New Zealand had a long and rich relationship with the United States from the early days of European settlement. During the 20th century this became perhaps New Zealand’s most colourful international relationship.
The mid-1980s breakdown of the military alliance with the US, by then the world’s most powerful country, over the issue of nuclear-ship visits was one of the most important turning points in New Zealand’s foreign policy. Efforts to improve the security relationship between the two countries took nearly two decades to make significant headway. However, the signing of the Wellington Declaration in late 2010 during US Secretary of State Hillary Clinton’s visit to New Zealand demonstrated a closer security relationship.
Contacts between people
From the last years of the 18th century, American sealers and whalers visited New Zealand waters in pursuit of their catch. In 1838, 54 of the 96 whaling ships that visited the Bay of Islands were American, and James Clendon became US consul in Kororāreka (later called Russell) that year. An American whaler introduced a sweet potato superior to traditional Māori kūmara, and the new variety became known as ‘merikana’ (American). The gold rushes of the 1860s also attracted some miners from the United States. Popular American entertainments such as minstrel shows toured New Zealand, and so did lecturers, such as Mark Twain in 1895.
While American thinkers influenced New Zealand reformers in the late 19th century, the reverse was also true. American progressives saw the New Zealand example of factory acts, women’s suffrage and industrial relations as significant experiments, and the Chicago reformer Henry Demarest Lloyd wrote two books on New Zealand – Newest England and A country without strikes.
American ideas were significant influences on late-19th-century New Zealand. The American Women’s Christian Temperance Union had a major influence on the women’s suffrage movement that gained the vote for New Zealand women in 1893. Social thinkers such as political economist Henry George and the Populist political movement (which worked for agrarian reform in the US) influenced attempts to restrict large land holdings at the end of the century. US labour organisations such as the Knights of Labor and the ‘Wobblies’ (Industrial Workers of the World) provided important examples for New Zealand unions.
As US power grew in the late 19th and early 20th centuries, there were points of contact between the governments of the two countries, well before New Zealand assumed formal responsibility for its own foreign policy. For example, in 1908 the New Zealand and Australian governments both welcomed the visit of the US’s ‘great white fleet’, a battle fleet dispatched by President Theodore Roosevelt to circumnavigate the globe and demonstrate US military power. However, New Zealand and Australia continued to rely far more heavily on Britain’s naval power. Indeed, there was some disquiet in New Zealand about American naval power in the Asia–Pacific region. William Massey, who was prime minister during the First World War, questioned whether the US’s growing influence was entirely in British and New Zealand interests once the war was over.

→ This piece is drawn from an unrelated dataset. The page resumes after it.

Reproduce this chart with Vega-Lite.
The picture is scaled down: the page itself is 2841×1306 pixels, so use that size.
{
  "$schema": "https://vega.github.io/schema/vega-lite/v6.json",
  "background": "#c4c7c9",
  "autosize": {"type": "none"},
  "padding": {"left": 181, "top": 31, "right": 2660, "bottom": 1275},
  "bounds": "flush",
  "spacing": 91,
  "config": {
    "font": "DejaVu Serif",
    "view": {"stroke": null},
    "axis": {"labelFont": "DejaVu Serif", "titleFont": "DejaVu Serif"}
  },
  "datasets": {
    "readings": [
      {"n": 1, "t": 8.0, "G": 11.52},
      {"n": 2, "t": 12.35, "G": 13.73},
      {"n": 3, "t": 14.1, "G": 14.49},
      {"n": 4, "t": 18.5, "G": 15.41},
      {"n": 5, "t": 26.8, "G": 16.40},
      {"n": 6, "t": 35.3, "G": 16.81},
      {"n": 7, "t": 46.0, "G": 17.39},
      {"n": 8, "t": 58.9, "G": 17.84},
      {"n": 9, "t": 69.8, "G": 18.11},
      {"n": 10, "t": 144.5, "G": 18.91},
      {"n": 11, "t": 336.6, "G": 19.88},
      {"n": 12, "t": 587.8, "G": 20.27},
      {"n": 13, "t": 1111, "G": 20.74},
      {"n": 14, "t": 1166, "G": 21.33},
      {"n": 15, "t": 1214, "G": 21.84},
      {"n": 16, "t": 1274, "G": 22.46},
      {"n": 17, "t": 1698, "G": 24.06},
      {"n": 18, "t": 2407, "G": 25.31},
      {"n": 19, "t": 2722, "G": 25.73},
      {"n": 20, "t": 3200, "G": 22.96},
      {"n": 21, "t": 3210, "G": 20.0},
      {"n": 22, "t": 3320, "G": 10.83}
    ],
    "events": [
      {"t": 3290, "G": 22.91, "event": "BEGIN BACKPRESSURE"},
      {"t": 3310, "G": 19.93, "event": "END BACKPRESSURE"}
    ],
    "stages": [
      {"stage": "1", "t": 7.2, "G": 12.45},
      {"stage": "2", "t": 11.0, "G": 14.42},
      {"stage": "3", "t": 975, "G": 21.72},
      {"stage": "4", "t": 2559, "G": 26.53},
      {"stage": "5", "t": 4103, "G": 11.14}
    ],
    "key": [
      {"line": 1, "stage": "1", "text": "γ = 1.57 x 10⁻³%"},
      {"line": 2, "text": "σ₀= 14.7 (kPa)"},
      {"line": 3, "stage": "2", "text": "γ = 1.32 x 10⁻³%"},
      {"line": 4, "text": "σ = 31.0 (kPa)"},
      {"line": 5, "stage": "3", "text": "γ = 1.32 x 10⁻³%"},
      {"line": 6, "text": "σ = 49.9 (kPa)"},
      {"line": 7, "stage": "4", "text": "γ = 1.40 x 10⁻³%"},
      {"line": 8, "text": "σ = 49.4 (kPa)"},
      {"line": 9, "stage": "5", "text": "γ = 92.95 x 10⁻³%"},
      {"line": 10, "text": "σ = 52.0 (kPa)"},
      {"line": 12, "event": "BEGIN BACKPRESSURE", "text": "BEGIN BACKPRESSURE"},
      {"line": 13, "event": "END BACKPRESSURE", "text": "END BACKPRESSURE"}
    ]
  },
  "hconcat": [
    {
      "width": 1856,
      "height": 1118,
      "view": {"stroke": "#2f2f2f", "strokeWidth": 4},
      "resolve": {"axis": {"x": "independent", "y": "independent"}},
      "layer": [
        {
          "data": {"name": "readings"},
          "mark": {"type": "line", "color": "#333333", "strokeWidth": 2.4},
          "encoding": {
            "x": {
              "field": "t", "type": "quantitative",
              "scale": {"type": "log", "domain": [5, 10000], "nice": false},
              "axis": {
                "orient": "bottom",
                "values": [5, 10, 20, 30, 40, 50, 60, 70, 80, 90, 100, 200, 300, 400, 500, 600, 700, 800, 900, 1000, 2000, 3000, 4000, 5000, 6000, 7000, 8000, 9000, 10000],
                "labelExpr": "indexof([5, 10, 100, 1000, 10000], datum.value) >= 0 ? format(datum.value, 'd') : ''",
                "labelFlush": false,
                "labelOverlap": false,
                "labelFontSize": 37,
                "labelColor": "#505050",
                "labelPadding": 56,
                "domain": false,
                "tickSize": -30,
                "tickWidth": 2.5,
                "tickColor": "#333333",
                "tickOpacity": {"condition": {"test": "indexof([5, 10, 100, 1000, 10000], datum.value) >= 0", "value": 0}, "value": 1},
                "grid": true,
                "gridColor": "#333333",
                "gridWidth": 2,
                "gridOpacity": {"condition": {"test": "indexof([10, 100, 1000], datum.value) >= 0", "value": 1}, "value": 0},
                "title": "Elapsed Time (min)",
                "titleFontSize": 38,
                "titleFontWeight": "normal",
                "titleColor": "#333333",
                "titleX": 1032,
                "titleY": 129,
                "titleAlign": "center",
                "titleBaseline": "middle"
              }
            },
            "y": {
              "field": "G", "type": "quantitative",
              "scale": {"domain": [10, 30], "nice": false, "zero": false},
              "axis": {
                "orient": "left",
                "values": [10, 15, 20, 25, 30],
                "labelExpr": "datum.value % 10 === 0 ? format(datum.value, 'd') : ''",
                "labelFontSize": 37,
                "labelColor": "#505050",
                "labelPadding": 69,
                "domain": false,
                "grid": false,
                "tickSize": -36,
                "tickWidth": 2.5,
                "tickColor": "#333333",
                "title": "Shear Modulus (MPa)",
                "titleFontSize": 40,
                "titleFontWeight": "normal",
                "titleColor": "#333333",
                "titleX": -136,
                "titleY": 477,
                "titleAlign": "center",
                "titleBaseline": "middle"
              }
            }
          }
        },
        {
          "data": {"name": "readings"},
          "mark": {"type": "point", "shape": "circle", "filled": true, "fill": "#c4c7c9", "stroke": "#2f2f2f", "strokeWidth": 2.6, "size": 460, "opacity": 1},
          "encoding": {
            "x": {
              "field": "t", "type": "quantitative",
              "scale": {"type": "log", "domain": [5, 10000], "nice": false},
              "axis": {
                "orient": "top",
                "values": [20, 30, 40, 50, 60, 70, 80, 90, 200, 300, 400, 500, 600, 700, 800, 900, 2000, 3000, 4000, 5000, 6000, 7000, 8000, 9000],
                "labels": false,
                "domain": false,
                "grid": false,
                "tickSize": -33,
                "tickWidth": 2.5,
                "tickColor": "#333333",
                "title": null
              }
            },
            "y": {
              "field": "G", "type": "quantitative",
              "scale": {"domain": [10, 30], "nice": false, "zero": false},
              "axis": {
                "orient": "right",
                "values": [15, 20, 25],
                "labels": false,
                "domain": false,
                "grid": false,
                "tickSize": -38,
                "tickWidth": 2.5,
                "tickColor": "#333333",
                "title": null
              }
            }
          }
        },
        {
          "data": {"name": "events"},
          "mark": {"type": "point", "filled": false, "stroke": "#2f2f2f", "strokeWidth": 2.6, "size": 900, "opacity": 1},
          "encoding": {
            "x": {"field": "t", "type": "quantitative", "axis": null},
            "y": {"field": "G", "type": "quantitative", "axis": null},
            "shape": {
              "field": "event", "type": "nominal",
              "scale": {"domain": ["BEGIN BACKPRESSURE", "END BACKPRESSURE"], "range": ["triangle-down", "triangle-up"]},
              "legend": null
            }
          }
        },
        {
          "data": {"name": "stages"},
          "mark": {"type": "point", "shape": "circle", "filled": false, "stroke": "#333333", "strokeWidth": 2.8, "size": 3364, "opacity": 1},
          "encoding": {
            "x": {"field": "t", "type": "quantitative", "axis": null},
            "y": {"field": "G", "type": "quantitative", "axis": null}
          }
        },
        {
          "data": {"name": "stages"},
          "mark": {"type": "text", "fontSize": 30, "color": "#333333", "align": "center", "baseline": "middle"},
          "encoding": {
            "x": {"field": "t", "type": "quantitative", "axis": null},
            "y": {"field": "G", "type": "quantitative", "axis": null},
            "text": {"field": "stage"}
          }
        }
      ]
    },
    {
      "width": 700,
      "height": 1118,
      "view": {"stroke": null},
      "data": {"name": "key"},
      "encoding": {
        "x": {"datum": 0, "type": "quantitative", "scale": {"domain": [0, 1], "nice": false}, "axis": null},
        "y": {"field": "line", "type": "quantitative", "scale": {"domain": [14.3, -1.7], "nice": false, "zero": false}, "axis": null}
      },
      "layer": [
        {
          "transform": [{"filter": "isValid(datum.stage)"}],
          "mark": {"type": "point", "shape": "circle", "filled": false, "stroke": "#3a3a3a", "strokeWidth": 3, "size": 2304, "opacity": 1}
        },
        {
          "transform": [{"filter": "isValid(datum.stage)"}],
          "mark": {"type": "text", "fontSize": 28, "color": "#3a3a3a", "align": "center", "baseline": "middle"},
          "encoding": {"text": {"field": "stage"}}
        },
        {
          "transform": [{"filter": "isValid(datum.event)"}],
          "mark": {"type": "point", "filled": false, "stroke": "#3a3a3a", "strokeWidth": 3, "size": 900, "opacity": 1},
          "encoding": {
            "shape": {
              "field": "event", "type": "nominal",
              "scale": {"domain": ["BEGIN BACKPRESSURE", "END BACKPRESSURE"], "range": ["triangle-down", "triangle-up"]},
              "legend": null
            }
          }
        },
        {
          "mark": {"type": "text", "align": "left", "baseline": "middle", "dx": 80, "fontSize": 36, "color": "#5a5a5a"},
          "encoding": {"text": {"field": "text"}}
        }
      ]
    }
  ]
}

American westerns had a surprising influence on dress styles and behaviour in some Māori communities, especially on the East Coast of the North Island. During the Second World War the C Company of the 28th Maori Battalion was drawn from the East Coast and they came to be known as the ‘cowboys’.
Following the First World War American cultural and economic influences on New Zealand life increased. US petrol companies and car makers entered the New Zealand market. While before the war the US had provided about 10% of New Zealand’s imports, in the 1920s it rose to well above 15%. General Motors opened a factory at Petone in 1926.
Popular culture also had an impact, especially Hollywood movies and American music, both jazz and popular songs. There were some notable American tourists, such as the writer and fisherman Zane Grey.